Failing to comply can result in steep financial penalties enforced by national authorities within the EU:
Up to €10,000,000 or 2% of turnover for failing to meet other obligations, such as reporting mandates.
Up to €5,000,000 or 1% of turnover for providing incorrect, incomplete, or misleading information to supervisory bodies.
On top of financial hits, authorities can pull non-compliant products straight off the shelves across the entire EU market.
The CRA features a built-in safety net for micro, small, and medium-sized enterprises (including startups). If a smaller business violates the rules, national regulators are legally required to heavily weigh the company's size, market share, and economic capacity when calculating the fine. For these businesses, the percentage caps based on turnover act as an absolute theoretical ceiling rather than the baseline for standard penalties.
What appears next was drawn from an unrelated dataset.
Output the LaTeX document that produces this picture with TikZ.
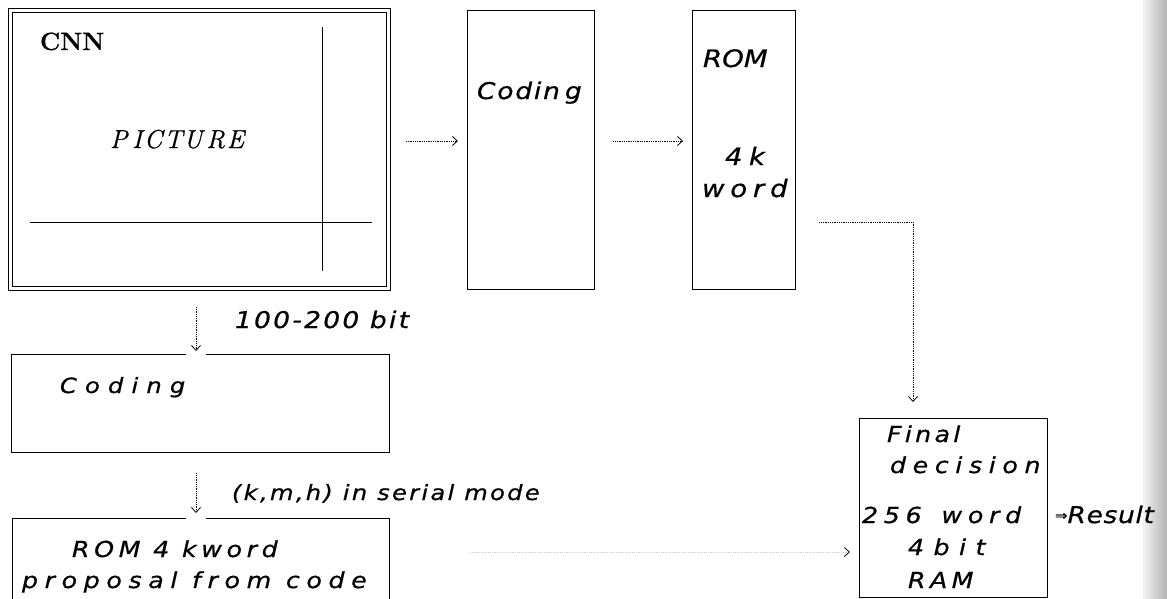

Summary: What should you do right now?
It pays to break down your CRA preparation into two main phases based on when the new rules go live:
Phase 1: By September 2026 (Mandatory Reporting)
- Roll out incident reporting workflows: Align your internal tracking so your team can confidently hit the tight 24-hour window for reporting an exploited vulnerability through the European SRP platform (which routes directly to national bodies like NÚKIB).
Phase 2: By December 2027 (Secure Product & Certification)
- Implement Security by Design: Bake security checkpoints right into your software development lifecycle.
- Automate SBOM generation: Set up automated tools to spin up a software bill of materials, keeping you fully aware of all components and open-source dependencies.
- Establish vulnerability management: Ensure continuous flaw tracking, deliver free security patches, and maintain transparent communication with your users.
- Prep for conformity assessments: Compile the necessary technical documentation required to secure your CE marking.
The CRA is far from a paper-pushing exercise — it marks a major cultural shift in how the EU approaches product cybersecurity. Teams that kick off their preparations early won't just dodge massive fines; they'll shield their reputation from serious damage.